Verse 7 — "Without cause they have hidden their net." The phrase ḥinnām ("without cause," "freely," "for nothing") is theologically loaded. It will reappear on the lips of Christ's opponents and, in the Septuagint rendering (dōrean), is quoted in John 15:25 — "They hated me without a cause." The image of the net hidden in a pit layers two hunting traps: the net spread on the ground and the concealed pit beneath it. This double treachery captures the premeditated, systematic nature of unjust persecution — not a moment of passion, but a plot.
Verse 8 — "Let destruction come on him unawares." The sudden reversal of traps — the hunter ensnared — is a classic wisdom motif (Proverbs 26:27, Ecclesiastes 10:8). The shift from plural ("them") to singular ("him") may indicate the ringleader among the enemies, or may be a Hebrew literary device emphasizing each individual's accountability.
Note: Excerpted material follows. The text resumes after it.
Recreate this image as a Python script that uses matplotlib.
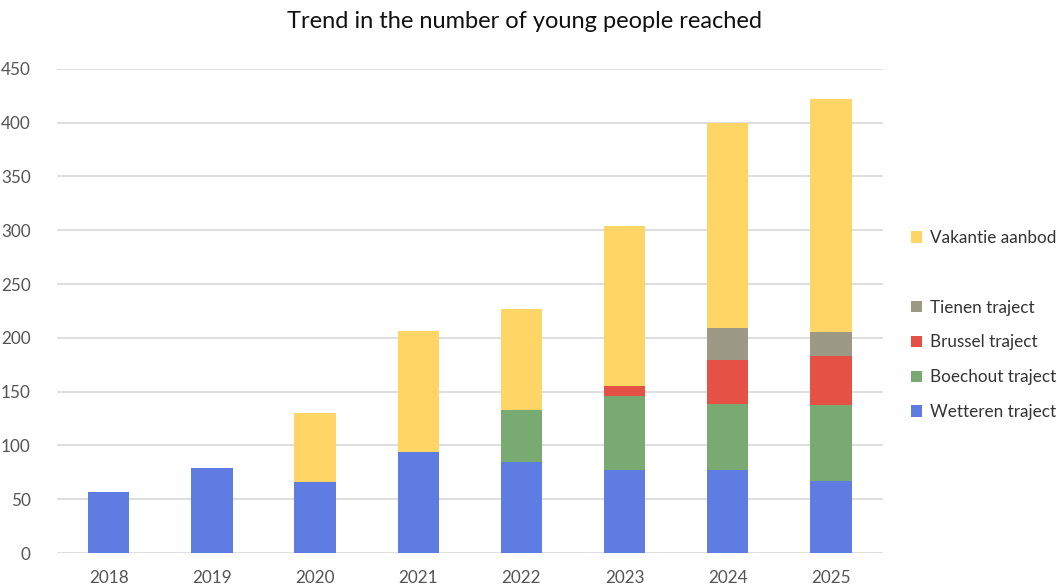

Typologically, this verse resonates with the destruction of Hades by Christ's descent — death itself swallowed by its own design.
The Typological and Spiritual Senses The Church Fathers consistently read Psalm 35 as a Christological psalm spoken in the voice of Christ or in the voice of the Church suffering with Christ. St. Augustine (Enarrationes in Psalmos 35) reads the psalmist as the totus Christus — Christ together with his Body — crying out against the spiritual enemies of the soul: sin, death, and the devil. The "net hidden in a pit" becomes the trap of temptation, and the "destruction unawares" becomes the harrowing of Hell, where the snare of death was sprung upon itself.